__STATED EXERCISE__
Below this line is the material. Write out only its lines from the one containing "Write a web" through the one containing "137, 145, 155];", both kept, exactly.

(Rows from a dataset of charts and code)
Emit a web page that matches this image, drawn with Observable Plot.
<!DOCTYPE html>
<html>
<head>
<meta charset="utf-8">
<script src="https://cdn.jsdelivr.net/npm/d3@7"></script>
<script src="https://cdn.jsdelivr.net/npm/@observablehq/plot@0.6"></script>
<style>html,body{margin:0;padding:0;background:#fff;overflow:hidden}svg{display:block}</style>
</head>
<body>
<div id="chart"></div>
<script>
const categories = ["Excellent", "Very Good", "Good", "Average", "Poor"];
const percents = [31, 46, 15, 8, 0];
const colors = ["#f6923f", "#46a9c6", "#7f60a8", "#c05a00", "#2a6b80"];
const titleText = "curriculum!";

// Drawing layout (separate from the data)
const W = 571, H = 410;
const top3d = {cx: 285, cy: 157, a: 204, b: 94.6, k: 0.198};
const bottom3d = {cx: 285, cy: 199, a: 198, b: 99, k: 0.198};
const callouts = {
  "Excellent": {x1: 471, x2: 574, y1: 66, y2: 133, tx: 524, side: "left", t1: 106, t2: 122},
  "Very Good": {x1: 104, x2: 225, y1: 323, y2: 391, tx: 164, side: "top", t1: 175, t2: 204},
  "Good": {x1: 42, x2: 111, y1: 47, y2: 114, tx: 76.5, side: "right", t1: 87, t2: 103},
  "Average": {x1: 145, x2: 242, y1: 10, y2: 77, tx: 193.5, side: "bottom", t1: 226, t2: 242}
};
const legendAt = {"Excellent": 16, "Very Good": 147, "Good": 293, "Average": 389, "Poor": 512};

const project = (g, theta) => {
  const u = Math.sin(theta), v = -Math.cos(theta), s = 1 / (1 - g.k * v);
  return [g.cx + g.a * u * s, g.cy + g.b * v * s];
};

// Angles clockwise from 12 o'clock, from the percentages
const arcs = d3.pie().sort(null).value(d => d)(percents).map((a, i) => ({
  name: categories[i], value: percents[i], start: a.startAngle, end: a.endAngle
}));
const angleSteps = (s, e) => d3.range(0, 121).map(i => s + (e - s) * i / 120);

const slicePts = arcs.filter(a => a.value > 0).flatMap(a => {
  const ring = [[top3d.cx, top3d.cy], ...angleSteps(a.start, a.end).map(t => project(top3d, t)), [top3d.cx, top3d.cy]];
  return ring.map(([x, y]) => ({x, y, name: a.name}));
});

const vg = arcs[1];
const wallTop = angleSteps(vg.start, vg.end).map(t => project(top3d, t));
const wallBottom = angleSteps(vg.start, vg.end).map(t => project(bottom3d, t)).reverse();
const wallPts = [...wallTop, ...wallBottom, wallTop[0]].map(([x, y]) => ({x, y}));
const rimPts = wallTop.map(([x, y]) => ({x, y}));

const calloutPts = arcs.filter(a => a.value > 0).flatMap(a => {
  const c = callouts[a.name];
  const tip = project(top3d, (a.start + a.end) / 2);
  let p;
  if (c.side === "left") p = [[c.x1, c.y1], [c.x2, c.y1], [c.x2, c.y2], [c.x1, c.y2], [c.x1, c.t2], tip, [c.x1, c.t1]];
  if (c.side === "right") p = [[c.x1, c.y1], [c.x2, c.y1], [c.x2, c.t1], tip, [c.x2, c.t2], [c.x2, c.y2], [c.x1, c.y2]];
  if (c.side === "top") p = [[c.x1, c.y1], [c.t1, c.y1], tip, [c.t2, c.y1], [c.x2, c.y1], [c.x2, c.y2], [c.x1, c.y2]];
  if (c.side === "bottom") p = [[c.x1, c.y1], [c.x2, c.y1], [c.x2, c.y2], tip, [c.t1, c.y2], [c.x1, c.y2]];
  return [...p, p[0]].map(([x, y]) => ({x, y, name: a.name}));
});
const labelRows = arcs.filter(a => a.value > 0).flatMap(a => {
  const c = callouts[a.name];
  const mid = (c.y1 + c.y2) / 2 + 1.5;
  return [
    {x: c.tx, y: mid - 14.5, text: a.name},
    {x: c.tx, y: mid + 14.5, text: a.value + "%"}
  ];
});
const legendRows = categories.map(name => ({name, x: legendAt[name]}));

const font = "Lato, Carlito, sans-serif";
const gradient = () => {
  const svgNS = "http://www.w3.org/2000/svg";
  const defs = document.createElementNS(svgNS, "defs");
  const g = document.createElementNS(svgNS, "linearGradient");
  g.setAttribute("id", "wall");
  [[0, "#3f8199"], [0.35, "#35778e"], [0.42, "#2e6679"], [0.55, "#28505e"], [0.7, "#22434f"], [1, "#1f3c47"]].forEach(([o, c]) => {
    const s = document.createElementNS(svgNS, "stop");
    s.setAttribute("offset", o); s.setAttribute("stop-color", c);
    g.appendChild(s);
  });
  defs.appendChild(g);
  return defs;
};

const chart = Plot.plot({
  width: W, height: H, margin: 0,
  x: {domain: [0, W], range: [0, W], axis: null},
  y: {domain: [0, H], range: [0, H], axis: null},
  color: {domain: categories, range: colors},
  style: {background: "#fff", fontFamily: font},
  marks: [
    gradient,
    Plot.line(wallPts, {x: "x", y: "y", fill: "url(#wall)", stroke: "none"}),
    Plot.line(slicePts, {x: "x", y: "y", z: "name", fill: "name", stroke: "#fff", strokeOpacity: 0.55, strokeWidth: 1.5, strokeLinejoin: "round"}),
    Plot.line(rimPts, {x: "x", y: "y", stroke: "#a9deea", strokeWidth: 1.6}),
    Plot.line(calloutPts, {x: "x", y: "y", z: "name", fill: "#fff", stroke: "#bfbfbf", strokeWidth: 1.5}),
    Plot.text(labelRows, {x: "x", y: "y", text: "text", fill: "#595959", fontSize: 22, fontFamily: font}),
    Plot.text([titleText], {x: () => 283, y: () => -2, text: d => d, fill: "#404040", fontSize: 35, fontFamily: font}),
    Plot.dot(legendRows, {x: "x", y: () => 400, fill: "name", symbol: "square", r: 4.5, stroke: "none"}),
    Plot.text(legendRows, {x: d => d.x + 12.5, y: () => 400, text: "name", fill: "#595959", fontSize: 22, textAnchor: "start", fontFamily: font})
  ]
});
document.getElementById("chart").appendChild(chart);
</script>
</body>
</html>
==
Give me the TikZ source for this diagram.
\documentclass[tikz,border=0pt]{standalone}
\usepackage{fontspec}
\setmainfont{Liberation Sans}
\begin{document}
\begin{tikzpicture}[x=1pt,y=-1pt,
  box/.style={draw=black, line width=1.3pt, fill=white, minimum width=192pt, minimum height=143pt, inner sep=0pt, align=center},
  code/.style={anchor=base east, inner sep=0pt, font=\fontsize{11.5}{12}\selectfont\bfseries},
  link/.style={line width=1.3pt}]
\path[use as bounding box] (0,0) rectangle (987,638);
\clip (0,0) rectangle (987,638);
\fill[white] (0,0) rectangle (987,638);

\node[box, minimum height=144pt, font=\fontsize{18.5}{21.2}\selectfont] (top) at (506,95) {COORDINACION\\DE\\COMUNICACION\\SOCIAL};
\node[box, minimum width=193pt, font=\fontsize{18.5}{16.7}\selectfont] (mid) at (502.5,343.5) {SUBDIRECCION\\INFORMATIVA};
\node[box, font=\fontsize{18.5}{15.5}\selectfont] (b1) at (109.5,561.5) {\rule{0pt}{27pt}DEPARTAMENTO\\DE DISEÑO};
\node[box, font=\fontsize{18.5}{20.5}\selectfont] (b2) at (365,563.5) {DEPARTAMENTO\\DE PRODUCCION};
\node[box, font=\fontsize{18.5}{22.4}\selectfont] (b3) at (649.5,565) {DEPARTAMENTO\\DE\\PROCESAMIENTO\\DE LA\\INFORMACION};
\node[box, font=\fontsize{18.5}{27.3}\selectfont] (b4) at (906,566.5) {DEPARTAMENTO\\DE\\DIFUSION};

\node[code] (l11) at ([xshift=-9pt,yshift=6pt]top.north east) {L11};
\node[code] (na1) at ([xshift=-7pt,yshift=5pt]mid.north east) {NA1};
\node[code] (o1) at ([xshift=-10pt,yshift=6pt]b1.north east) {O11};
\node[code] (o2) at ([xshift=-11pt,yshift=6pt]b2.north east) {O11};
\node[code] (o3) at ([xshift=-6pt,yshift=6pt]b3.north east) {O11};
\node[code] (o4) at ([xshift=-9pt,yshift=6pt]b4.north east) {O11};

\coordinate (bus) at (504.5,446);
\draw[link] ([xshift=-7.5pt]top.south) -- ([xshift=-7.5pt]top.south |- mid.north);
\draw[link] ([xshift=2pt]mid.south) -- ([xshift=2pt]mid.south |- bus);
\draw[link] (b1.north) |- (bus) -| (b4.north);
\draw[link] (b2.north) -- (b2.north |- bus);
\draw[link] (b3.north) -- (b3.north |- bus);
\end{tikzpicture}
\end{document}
--
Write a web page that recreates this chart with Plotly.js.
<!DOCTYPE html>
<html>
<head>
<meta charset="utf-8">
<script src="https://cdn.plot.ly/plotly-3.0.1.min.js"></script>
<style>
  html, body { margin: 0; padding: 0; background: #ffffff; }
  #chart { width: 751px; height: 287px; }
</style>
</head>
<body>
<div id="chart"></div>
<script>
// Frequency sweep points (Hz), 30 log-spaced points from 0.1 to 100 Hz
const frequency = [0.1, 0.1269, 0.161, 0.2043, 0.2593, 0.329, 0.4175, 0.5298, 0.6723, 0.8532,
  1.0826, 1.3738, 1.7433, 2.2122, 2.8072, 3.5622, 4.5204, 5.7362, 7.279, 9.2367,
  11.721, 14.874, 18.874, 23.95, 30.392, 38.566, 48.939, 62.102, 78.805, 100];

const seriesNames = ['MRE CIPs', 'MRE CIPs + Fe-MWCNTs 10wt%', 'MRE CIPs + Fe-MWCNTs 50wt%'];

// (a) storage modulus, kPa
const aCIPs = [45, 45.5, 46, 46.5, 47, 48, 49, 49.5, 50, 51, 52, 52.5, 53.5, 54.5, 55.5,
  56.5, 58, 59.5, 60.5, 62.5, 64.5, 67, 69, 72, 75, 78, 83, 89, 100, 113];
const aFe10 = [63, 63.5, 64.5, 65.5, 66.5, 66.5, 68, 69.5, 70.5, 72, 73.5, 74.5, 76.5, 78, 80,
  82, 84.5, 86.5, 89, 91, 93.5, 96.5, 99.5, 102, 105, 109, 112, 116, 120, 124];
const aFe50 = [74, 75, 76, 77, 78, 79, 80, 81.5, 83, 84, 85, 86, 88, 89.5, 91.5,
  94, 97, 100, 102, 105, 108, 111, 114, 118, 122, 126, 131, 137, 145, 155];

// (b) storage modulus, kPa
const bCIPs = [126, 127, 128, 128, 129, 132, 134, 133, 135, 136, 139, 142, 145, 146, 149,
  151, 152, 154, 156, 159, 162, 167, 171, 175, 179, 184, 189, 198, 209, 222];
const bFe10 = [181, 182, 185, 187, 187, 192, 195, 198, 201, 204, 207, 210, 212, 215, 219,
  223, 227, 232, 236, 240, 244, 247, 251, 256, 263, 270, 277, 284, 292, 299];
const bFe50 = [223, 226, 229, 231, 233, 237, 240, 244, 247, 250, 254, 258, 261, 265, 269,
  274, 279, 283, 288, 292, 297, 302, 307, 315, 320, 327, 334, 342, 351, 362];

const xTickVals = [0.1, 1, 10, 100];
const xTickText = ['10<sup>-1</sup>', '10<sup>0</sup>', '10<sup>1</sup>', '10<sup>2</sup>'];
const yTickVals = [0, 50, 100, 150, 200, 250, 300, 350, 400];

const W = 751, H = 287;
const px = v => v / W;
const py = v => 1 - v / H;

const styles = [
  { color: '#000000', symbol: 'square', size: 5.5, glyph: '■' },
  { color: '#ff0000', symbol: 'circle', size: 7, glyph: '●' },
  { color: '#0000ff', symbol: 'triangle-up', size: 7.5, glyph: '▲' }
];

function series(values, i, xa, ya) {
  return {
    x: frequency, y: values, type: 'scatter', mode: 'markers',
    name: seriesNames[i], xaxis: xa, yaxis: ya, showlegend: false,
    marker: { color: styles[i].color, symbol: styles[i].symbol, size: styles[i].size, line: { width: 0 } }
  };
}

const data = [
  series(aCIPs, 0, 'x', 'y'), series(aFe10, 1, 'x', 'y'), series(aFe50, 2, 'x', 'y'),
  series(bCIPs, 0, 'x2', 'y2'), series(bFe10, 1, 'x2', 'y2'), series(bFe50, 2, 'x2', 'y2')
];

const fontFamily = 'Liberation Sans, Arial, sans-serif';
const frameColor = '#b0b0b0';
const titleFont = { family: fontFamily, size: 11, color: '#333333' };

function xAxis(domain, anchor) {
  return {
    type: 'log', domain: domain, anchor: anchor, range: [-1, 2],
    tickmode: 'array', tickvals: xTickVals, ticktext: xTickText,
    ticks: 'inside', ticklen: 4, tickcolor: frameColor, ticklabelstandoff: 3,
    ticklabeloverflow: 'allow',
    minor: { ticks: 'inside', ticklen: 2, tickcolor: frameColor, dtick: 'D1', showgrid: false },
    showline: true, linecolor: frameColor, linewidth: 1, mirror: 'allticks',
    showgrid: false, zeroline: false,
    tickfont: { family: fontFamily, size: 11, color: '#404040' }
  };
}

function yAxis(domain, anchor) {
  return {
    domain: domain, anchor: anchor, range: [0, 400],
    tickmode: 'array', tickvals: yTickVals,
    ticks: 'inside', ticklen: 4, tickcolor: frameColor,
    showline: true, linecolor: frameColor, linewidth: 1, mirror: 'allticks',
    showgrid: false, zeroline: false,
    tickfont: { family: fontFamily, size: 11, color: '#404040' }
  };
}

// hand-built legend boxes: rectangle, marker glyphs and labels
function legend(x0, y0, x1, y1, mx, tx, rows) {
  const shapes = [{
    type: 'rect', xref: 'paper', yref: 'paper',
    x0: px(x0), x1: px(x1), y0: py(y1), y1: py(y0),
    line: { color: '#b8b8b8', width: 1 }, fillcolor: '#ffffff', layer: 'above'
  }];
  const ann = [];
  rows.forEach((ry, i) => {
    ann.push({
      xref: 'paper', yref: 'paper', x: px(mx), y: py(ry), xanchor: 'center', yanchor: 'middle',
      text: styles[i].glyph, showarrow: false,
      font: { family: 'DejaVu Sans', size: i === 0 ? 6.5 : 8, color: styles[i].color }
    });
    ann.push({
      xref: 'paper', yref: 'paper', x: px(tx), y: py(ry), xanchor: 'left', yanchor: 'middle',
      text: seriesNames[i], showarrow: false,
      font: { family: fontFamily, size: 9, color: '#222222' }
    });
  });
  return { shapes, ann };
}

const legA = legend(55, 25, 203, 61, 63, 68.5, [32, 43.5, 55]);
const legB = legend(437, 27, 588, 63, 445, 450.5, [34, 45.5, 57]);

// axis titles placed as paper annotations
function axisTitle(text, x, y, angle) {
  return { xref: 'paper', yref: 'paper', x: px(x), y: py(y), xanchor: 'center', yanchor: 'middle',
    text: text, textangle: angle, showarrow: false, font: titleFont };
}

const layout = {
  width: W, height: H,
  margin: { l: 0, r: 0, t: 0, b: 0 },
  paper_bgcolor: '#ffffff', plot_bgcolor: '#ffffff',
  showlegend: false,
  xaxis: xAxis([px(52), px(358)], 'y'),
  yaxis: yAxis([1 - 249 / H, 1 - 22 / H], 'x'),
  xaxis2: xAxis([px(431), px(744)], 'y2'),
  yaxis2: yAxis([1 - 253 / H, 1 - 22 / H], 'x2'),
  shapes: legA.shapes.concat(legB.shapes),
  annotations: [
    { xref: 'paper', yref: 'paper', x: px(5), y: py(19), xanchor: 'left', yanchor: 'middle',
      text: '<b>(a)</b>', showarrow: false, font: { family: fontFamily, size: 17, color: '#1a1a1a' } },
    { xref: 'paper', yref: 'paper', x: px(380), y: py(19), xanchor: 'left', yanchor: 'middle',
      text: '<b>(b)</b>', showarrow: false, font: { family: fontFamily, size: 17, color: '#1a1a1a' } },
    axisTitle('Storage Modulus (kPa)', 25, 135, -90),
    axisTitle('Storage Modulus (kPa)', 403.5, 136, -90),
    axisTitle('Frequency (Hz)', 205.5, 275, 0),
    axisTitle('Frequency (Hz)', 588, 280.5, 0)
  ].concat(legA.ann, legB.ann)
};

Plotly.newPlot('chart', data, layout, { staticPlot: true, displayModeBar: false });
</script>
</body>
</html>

__RESPONSE TO THIS EXERCISE__
Write a web page that recreates this chart with Plotly.js.
<!DOCTYPE html>
<html>
<head>
<meta charset="utf-8">
<script src="https://cdn.plot.ly/plotly-3.0.1.min.js"></script>
<style>
  html, body { margin: 0; padding: 0; background: #ffffff; }
  #chart { width: 751px; height: 287px; }
</style>
</head>
<body>
<div id="chart"></div>
<script>
// Frequency sweep points (Hz), 30 log-spaced points from 0.1 to 100 Hz
const frequency = [0.1, 0.1269, 0.161, 0.2043, 0.2593, 0.329, 0.4175, 0.5298, 0.6723, 0.8532,
  1.0826, 1.3738, 1.7433, 2.2122, 2.8072, 3.5622, 4.5204, 5.7362, 7.279, 9.2367,
  11.721, 14.874, 18.874, 23.95, 30.392, 38.566, 48.939, 62.102, 78.805, 100];

const seriesNames = ['MRE CIPs', 'MRE CIPs + Fe-MWCNTs 10wt%', 'MRE CIPs + Fe-MWCNTs 50wt%'];

// (a) storage modulus, kPa
const aCIPs = [45, 45.5, 46, 46.5, 47, 48, 49, 49.5, 50, 51, 52, 52.5, 53.5, 54.5, 55.5,
  56.5, 58, 59.5, 60.5, 62.5, 64.5, 67, 69, 72, 75, 78, 83, 89, 100, 113];
const aFe10 = [63, 63.5, 64.5, 65.5, 66.5, 66.5, 68, 69.5, 70.5, 72, 73.5, 74.5, 76.5, 78, 80,
  82, 84.5, 86.5, 89, 91, 93.5, 96.5, 99.5, 102, 105, 109, 112, 116, 120, 124];
const aFe50 = [74, 75, 76, 77, 78, 79, 80, 81.5, 83, 84, 85, 86, 88, 89.5, 91.5,
  94, 97, 100, 102, 105, 108, 111, 114, 118, 122, 126, 131, 137, 145, 155];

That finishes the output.